É que, de certo modo, assistir a Conclave é equivalente a conferir uma edição de bolso de Big Brother, em que são eliminados os concorrentes, um de cada vez, até a votação final comprovar que o papa falecido era mesmo capaz de “pensar 8 jogadas a sua frente”. Não entenda errado, é exatamente isso o que gosto no filme. Saber quais podres serão descobertos por Lawrence, de que forma eles virão à tona e como ele conciliará a sua missão de presidir o processo eletivo com suas convicções. Embora eu tenha dúvidas quais sejam essas… é uma questão que afeta até a atuação de Ralph Fiennes - um ator competente qualquer que seja a produção em que está. Lawrence atravessa uma crise de fé, integra um setor progressista e não conservador da Igreja Católica e deixa claro, por suas ações, que seu posicionamento interfere em suas investigações (dificilmente, Lawrence faria o que faz se suspeitasse do cardeal Bellini (Stanley Tucci). Lawrence é enigmático e circunspecto, e enxergado somente como um burocrata entediante pelos demais - a surpresa quando faz um homilia genuína é marcante -, e quando desaba em choro, mal sabemos por que o faz, embora possamos sentir a força de suas lágrimas.

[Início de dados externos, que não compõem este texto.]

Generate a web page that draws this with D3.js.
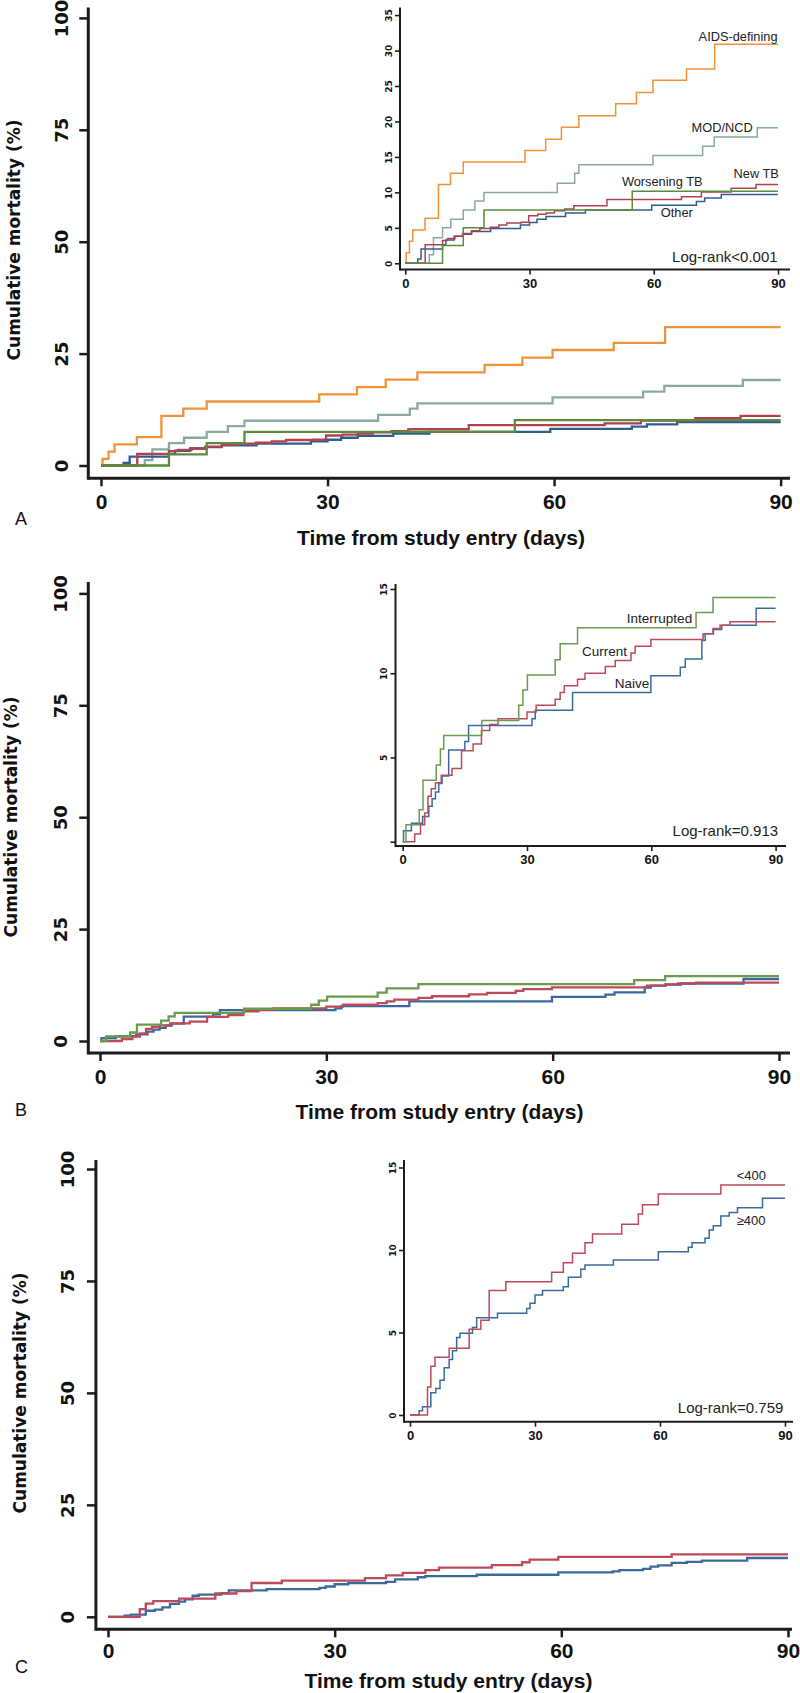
<!DOCTYPE html>
<html><head><meta charset="utf-8">
<script src="https://cdn.jsdelivr.net/npm/d3@7"></script>
<style>
html,body{margin:0;padding:0;background:#fff;}
svg{display:block;}
</style></head><body>
<svg id="chart" width="800" height="1693"></svg>
<script>
// ---------------- DATA ----------------
const timeTicks = [0, 30, 60, 90];
const mainYTicks = [0, 25, 50, 75, 100];
const insetAYTicks = [0, 5, 10, 15, 20, 25, 30, 35];
const insetBYTicks = [0, 5, 10, 15];
const insetCYTicks = [0, 5, 10, 15];

// Panel A: cause of death  ([day, cumulative mortality %])
const aAidsDefining = [[0,0],[0.2,1.5],[1,3.1],[1.8,4.7],[4.75,6.35],[8,11.1],[10.9,12.7],[14,14.3],[28.9,15.9],[33.9,17.5],[37.7,19.2],[41.9,20.8],[50.8,22.5],[55.8,24.1],[59.8,25.8],[67.9,27.4],[74.7,30.9],[90,30.9]];
const aModNcd = [[0,0],[5.8,1.2],[6.8,3.6],[9,5.0],[11,6.2],[14,7.5],[16.8,8.8],[19,10.0],[36.7,11.3],[40.9,12.7],[41.9,13.9],[59.8,15.2],[71.8,16.5],[74.6,17.8],[85,19.1],[90,19.1]];
const aWorseningTb = [[0,0],[9,2.5],[14,5.0],[19,7.5],[54.8,10.15],[90,10.15]];
const aNewTb = [[0,0],[4.8,2.6],[9,3.2],[10.2,3.5],[12,3.8],[13.8,4.2],[16,4.6],[18,4.9],[20.5,5.1],[22.6,5.4],[24.5,5.7],[28,5.8],[29.8,6.7],[32,6.9],[34,7.1],[36,7.4],[38.5,7.65],[40.7,8.1],[48.7,9.0],[66.7,9.4],[71.5,10.05],[78.7,10.6],[84.7,11.1],[90,11.1]];
const aOther = [[0,0],[3,0.6],[3.8,2.0],[9,2.6],[9.8,3.3],[11.8,3.8],[14,4.1],[16,4.5],[20.6,4.9],[27.8,5.4],[30,5.75],[31.8,6.2],[34,6.6],[38.7,7.1],[43.5,7.5],[59.5,8.2],[70.3,8.7],[72.3,9.2],[76.3,9.7],[90,9.7]];

// Panel B: ART status
const bInterrupted = [[0,0],[0.8,1.0],[4,1.9],[4.9,3.65],[8.1,4.55],[9.1,5.5],[9.9,6.3],[19.1,7.2],[28,8.1],[29,9.0],[30.1,9.9],[36.8,10.8],[38,11.75],[42.2,12.7],[70.8,13.6],[74.9,14.5],[90,14.5]];
const bCurrent = [[0,0],[2.9,0.45],[4.3,1.0],[5.3,1.7],[6.1,2.7],[6.9,3.15],[7.9,3.5],[9.3,3.95],[11.9,4.35],[14.2,5.4],[17,5.8],[19,6.6],[21,6.95],[23,7.3],[30,7.7],[32.2,8.1],[36.8,8.45],[38,8.85],[39,9.25],[42.2,9.65],[44,10.0],[48.9,10.4],[51.3,10.75],[55.1,11.2],[56.1,11.6],[59.9,12.0],[72.5,12.35],[74.9,12.65],[76.6,12.85],[79,13.05],[90,13.05]];
const bNaive = [[0,0],[0.2,0.65],[2.1,1.1],[4.8,1.5],[6.3,2.1],[7.1,2.55],[7.9,2.95],[8.7,3.45],[9.5,3.9],[11.1,5.45],[15,5.95],[15.9,6.9],[31.2,7.3],[32,7.8],[41,8.85],[59.9,9.85],[67,10.35],[68.2,10.85],[72.2,11.95],[73,12.35],[75,12.6],[77,12.85],[85.3,13.85],[90,13.85]];

// Panel C: CD4 count
const cBelow400 = [[0,0],[4.2,1.7],[5,2.95],[6,3.5],[9.4,4.05],[14.2,5.2],[17,5.75],[19,7.55],[23,8.08],[34,8.65],[36.8,9.23],[39,9.8],[42,10.44],[43.8,10.97],[50.8,11.56],[54.8,12.18],[55.8,12.75],[59.6,13.39],[74.6,13.94],[90,13.94]];
const cAtLeast400 = [[0,0],[2.2,0.26],[3,0.5],[5,1.35],[6.2,1.6],[7.2,2.1],[8.2,2.87],[9.4,3.37],[10.2,3.9],[11.2,4.7],[12,4.95],[15,5.3],[16,5.9],[21,6.16],[28,6.46],[28.8,6.77],[30,7.27],[31.8,7.54],[36.8,7.78],[38,8.35],[41,8.83],[42,9.09],[48.8,9.39],[59.6,9.9],[66.8,10.16],[67.7,10.44],[70.8,10.71],[71.8,11.21],[72.8,11.47],[74.6,12.06],[76.6,12.28],[78.6,12.56],[84.6,13.13],[90,13.13]];

// Inset labels: [text, day, value, anchor]
const aLabels = [["AIDS-defining",89.9,31.35,"end"],["MOD/NCD",83.9,18.5,"end"],["New TB",90.2,12.0,"end"],["Worsening TB",52.3,10.9,"start"],["Other",61.7,6.5,"start"]];
const bLabels = [["Interrupted",54.1,13.0,"start"],["Current",43.3,11.0,"start"],["Naive",51.2,9.1,"start"]];
const cLabels = [["<400",78.4,14.24,"start"],["\u2265400",78.4,11.5,"start"]];
const logRankA = ["Log-rank<0.001",89.9,0.2];
const logRankB = ["Log-rank=0.913",90.6,0.34];
const logRankC = ["Log-rank=0.759",89.6,0.12];

const panelLetters = ["A","B","C"];
const xTitle = "Time from study entry (days)";
const yTitle = "Cumulative mortality (%)";

// ---------------- STYLE ----------------
const C_ORANGE = "#f0923a", C_GREY = "#8aa8a2", C_GREEN = "#5b8c3c", C_RED = "#b3404f", C_BLUE = "#2f5e8e";
const C_GREEN_B = "#6a9a4c", C_RED_B = "#bd4a5a", C_BLUE_B = "#3a6a9c";
const AX = "#1c1c1c";
const FONT_WIDE = "'DejaVu Sans', Verdana, sans-serif";
const FONT_SANS = "'Liberation Sans', Arial, sans-serif";

const svg = d3.select("#chart");
svg.append("rect").attr("width",800).attr("height",1693).attr("fill","#fff");

function drawPlot(cfg) {
  const g = svg.append("g");
  const x = d3.scaleLinear().domain([0, 90]).range(cfg.xRange);
  const y = d3.scaleLinear().domain([0, cfg.yMax]).range(cfg.yRange);
  const inset = cfg.inset;

  // axis lines (L-shaped)
  g.append("line").attr("x1", cfg.yAxisX).attr("x2", cfg.yAxisX)
    .attr("y1", cfg.yAxisTop).attr("y2", cfg.xAxisY + (inset ? 1 : 1.5))
    .attr("stroke", AX).attr("stroke-width", inset ? 2 : 3);
  g.append("line").attr("x1", cfg.yAxisX).attr("x2", cfg.xAxisRight)
    .attr("y1", cfg.xAxisY).attr("y2", cfg.xAxisY)
    .attr("stroke", AX).attr("stroke-width", inset ? 2 : 3);

  // x axis ticks
  const xa = g.append("g").attr("transform", `translate(0,${cfg.xAxisY})`)
    .call(d3.axisBottom(x).tickValues(timeTicks).tickSize(inset ? 5 : 8).tickSizeOuter(0));
  xa.select(".domain").remove();
  xa.selectAll("line").attr("stroke", AX).attr("stroke-width", inset ? 1.6 : 2.5);
  xa.selectAll("text").attr("y", cfg.xLabelOff).attr("dy", 0)
    .attr("fill", "#111")
    .style("font-family", FONT_SANS).style("font-weight", "bold")
    .style("font-size", inset ? "13px" : "21px");

  // y axis ticks (rotated labels)
  const ya = g.append("g").attr("transform", `translate(${cfg.yAxisX},0)`)
    .call(d3.axisLeft(y).tickValues(cfg.yTicks).tickSize(inset ? 5 : 9).tickSizeOuter(0)
      .tickFormat(d => (cfg.hideZero && d === 0) ? "" : d));
  ya.select(".domain").remove();
  ya.selectAll("line").attr("stroke", AX).attr("stroke-width", inset ? 1.6 : 2.5);
  ya.selectAll("text").attr("x", 0).attr("dy", 0)
    .attr("transform", `translate(${-cfg.yLabelOff},0) rotate(-90)`)
    .attr("text-anchor", "middle").attr("fill", "#111")
    .style("font-family", FONT_WIDE).style("font-weight", "bold")
    .style("font-size", inset ? "9px" : "18px");

  // curves
  const line = d3.line().x(d => x(d[0])).y(d => y(d[1])).curve(d3.curveStepAfter);
  cfg.series.forEach(s => {
    g.append("path").datum(s.data).attr("d", line)
      .attr("fill", "none").attr("stroke", s.color)
      .attr("stroke-width", inset ? 1.5 : 2.3)
      .attr("stroke-linejoin", "miter");
  });

  // labels
  if (cfg.labels) {
    cfg.labels.forEach(l => {
      g.append("text").attr("x", x(l[1])).attr("y", y(l[2]))
        .attr("text-anchor", l[3]).attr("fill", "#222")
        .style("font-family", FONT_SANS).style("font-size", cfg.labelSize + "px")
        .text(l[0]);
    });
  }
  if (cfg.logRank) {
    g.append("text").attr("x", x(cfg.logRank[1])).attr("y", y(cfg.logRank[2]))
      .attr("text-anchor", "end").attr("fill", "#222")
      .style("font-family", FONT_SANS).style("font-size", "15px")
      .text(cfg.logRank[0]);
  }
}

function drawTitles(t) {
  svg.append("text").attr("x", t.letterX).attr("y", t.letterY)
    .style("font-family", FONT_SANS).style("font-size", "18px").attr("fill", "#111")
    .text(t.letter);
  svg.append("text").attr("x", t.xTitleX).attr("y", t.xTitleY)
    .attr("text-anchor", "middle").attr("fill", "#111")
    .style("font-family", FONT_SANS).style("font-weight", "bold").style("font-size", "21px")
    .text(xTitle);
  svg.append("text").attr("transform", `translate(${t.yTitleX},${t.yTitleY}) rotate(-90)`)
    .attr("text-anchor", "middle").attr("fill", "#111")
    .style("font-family", FONT_WIDE).style("font-weight", "bold").style("font-size", "17px")
    .text(yTitle);
}

// ---------------- PANEL A ----------------
const seriesA = [
  {data: aModNcd, color: C_GREY},
  {data: aAidsDefining, color: C_ORANGE},
  {data: aOther, color: C_BLUE},
  {data: aNewTb, color: C_RED},
  {data: aWorseningTb, color: C_GREEN}
];
drawPlot({xRange:[101,780.6], yRange:[465.5,17.9], yMax:100, yTicks:mainYTicks,
  yAxisX:88.3, yAxisTop:7.6, xAxisY:478.3, xAxisRight:790, xLabelOff:30.5, yLabelOff:20.5,
  series: seriesA});
drawPlot({inset:true, xRange:[405.3,778], yRange:[263.3,15.1], yMax:35, yTicks:insetAYTicks,
  yAxisX:400, yAxisTop:7.6, xAxisY:269.6, xAxisRight:790, xLabelOff:18, yLabelOff:8.5,
  series: seriesA, labels: aLabels, labelSize: 12.8, logRank: logRankA});
drawTitles({letter:panelLetters[0], letterX:15, letterY:524.5, xTitleX:441, xTitleY:544.5, yTitleX:20, yTitleY:240});

// ---------------- PANEL B ----------------
const seriesB = [
  {data: bNaive, color: C_BLUE_B},
  {data: bCurrent, color: C_RED_B},
  {data: bInterrupted, color: C_GREEN_B}
];
drawPlot({xRange:[100,779], yRange:[1041,593.4], yMax:100, yTicks:mainYTicks,
  yAxisX:88.3, yAxisTop:582, xAxisY:1053, xAxisRight:790, xLabelOff:30.5, yLabelOff:21.5,
  series: seriesB});
drawPlot({inset:true, hideZero:true, xRange:[402.7,775.6], yRange:[841.7,589], yMax:15, yTicks:insetBYTicks,
  yAxisX:395.5, yAxisTop:584, xAxisY:846, xAxisRight:786, xLabelOff:17.5, yLabelOff:9,
  series: seriesB, labels: bLabels, labelSize: 13.5, logRank: logRankB});
drawTitles({letter:panelLetters[1], letterX:15, letterY:1115.5, xTitleX:439.5, xTitleY:1119, yTitleX:17, yTitleY:817});

// ---------------- PANEL C ----------------
const seriesC = [
  {data: cAtLeast400, color: C_BLUE_B},
  {data: cBelow400, color: C_RED_B}
];
drawPlot({xRange:[108,788], yRange:[1616.8,1169], yMax:100, yTicks:mainYTicks,
  yAxisX:95.9, yAxisTop:1160, xAxisY:1629.3, xAxisRight:792, xLabelOff:29, yLabelOff:21.5,
  series: seriesC});
drawPlot({inset:true, xRange:[410,785], yRange:[1415,1167.5], yMax:15, yTicks:insetCYTicks,
  yAxisX:404, yAxisTop:1160, xAxisY:1421.7, xAxisRight:793, xLabelOff:18.5, yLabelOff:8.5,
  series: seriesC, labels: cLabels, labelSize: 13, logRank: logRankC});
drawTitles({letter:panelLetters[2], letterX:15, letterY:1672.5, xTitleX:448.5, xTitleY:1688, yTitleX:26, yTitleY:1393});
</script>
</body></html>
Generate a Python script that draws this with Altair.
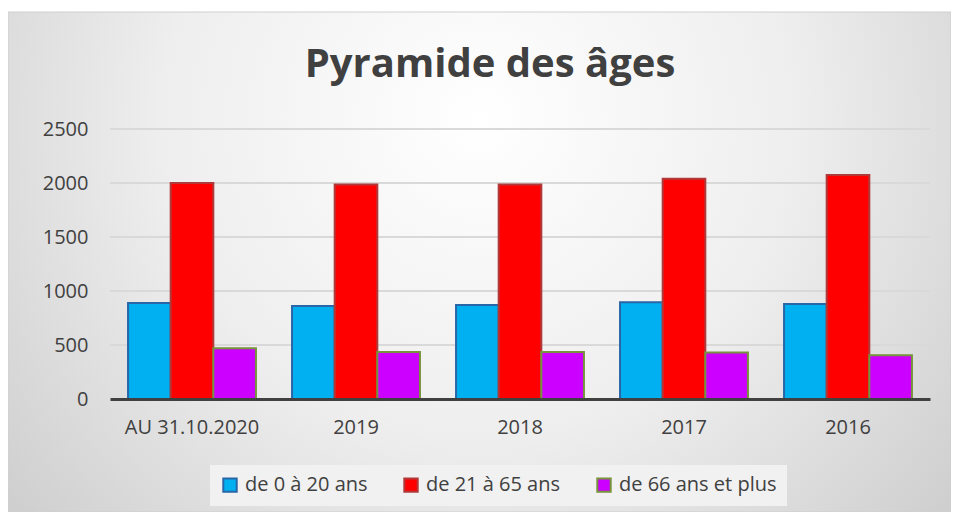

O elenco de apoio é integrado por atores igualmente competentes, ainda que presos a papéis bidimensionais, no melhor dos cenários. Além de Tucci, o cardeal progressista que entende que não retroceder é mais importante do que o papa eleito, John Lithgow interpreta um cardeal que Lawrence suspeita (apesar de o conteúdo da suspeita ser um mistério). Lucian Msamati é o cardeal africano, o líder das intenções de voto, mas cujo segredo do passado ameaça a sua candidatura - é intrigante que seja justo ele, por ser quem é, que tenha essa segredo, mas é uma discussão em que não quero entrar; Sergio Castellitto é um estereótipo aborrecido que fala alto (pois italiano), fuma charuto onde quer que esteja e entoa um discurso de ódio, de uma guerra religiosa. Igualmente um estereótipo, embora em sentido contrário, o personagem de Carlos Diehz: uma figura praticamente beatificada, que aparece como surpresa no conclave, um ás na manga do falecido papa. Finalmente, Isabella Rossellini, como as mulheres no Vaticano, tem um papel discretíssimo, anunciado pela figura de um pássaro dentro de uma gaiola (nós já entendemos, Edward!).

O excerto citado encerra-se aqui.